Cumhuriyet Gazetesi’nden Özgen Acar’ın “Siyasacılardan Düş Kırıklığı!” başlıklı 11 Kasım 2011 tarihli yazısından (Times’ın bahse konu yönde bir iddiası bulunmayıp, söz konusu atıf Özgen Bey’in hayal gücünün ürünüdür):
Böylece İngiliz Times gazetesinin “İmparator Neron Roma yanarken keman çalıyordu, Silvio Berlusconi bunga-bunga yapıyordu. İtalya, bunga-bunga cumhuriyetine dönüştü” dediği başbakanın yerine, ekonomik bunalımı önlemenin mimarlığına aday olarak adı öne çıkıyordu.
Zaman Gazetesi yazarlarından A. Ali Ural, 18 Ocak 2009 tarihli “Siyah nokta büyüyor!” başlıklı yazısında, İmparator Neron’un hiç kemanı olmadığını belirtmiş; ancak, bunun sebebini aktarmamıştır:
Neron'un Roma yangınıyla bir ilgisi olmadığını, yangını seyrederken keman çalmadığını (Zira o sırada şehirden elli mil uzaktadır, üstelik hiç kemanı olmamıştır.)

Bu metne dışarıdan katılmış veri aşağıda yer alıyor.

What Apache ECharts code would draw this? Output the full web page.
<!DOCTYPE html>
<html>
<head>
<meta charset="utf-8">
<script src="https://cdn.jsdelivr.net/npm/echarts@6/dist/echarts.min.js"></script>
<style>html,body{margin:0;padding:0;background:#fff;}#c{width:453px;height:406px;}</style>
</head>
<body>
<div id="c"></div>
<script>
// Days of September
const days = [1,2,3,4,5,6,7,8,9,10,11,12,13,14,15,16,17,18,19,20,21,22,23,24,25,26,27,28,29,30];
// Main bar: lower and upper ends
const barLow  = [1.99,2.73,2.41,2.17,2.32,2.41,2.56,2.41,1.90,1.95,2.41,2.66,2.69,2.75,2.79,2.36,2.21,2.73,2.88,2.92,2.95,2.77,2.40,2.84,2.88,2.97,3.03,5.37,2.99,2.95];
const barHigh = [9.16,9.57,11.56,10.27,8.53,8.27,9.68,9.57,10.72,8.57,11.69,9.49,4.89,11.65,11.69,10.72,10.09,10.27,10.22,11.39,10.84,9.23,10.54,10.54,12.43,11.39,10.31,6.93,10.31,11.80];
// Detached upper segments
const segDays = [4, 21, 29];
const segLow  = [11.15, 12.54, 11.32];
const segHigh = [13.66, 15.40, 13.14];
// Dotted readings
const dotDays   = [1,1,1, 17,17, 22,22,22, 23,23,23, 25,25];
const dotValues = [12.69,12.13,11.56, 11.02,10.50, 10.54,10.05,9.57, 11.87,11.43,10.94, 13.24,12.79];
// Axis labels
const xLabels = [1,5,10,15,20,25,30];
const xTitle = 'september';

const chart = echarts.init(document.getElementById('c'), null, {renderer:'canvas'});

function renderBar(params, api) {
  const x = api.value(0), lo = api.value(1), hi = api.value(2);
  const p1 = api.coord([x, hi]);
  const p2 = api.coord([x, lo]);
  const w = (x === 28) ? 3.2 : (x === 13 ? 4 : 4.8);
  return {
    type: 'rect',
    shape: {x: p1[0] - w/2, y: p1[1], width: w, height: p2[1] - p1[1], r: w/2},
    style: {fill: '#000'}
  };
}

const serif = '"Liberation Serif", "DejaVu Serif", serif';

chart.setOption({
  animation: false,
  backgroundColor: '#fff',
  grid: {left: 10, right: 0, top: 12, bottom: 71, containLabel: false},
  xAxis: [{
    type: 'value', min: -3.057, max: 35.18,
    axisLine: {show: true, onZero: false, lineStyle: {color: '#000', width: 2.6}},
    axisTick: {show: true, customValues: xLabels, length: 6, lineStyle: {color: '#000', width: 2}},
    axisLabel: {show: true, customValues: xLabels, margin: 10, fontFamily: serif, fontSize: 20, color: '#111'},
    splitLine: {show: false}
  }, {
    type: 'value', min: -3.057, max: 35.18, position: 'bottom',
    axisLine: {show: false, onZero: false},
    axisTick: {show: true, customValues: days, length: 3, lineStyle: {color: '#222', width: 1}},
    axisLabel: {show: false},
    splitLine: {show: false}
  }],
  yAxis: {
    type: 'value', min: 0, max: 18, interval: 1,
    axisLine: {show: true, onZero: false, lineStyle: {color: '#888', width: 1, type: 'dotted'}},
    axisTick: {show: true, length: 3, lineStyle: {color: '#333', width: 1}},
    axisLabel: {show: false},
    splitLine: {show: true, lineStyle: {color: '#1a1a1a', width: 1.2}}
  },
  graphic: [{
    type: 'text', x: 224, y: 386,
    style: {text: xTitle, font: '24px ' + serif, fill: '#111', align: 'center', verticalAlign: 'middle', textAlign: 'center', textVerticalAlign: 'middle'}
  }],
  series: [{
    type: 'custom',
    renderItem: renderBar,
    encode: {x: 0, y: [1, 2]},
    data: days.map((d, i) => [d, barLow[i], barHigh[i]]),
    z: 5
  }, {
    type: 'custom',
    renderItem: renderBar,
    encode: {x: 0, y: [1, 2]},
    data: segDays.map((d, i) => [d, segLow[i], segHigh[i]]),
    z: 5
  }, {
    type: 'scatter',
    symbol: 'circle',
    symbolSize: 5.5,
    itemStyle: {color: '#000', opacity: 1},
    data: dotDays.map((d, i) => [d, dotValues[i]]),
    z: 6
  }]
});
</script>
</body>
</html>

Benzer şekilde, Doğan Heper, Milliyet Gazetesi’nde 15 Ağustos 2013 tarihinde yayınlanan “Lider Sultası” başlıklı yazısında Neron’un kemanın olmadığını belirtip, sebebini aktarmamış:
Roma’yı yakan Neron değildi. O sırada Neron Roma’dan elli mil uzaktaydı. Roma yanarken keman çaldığı da doğru değildi. Çünkü kemanı yoktu.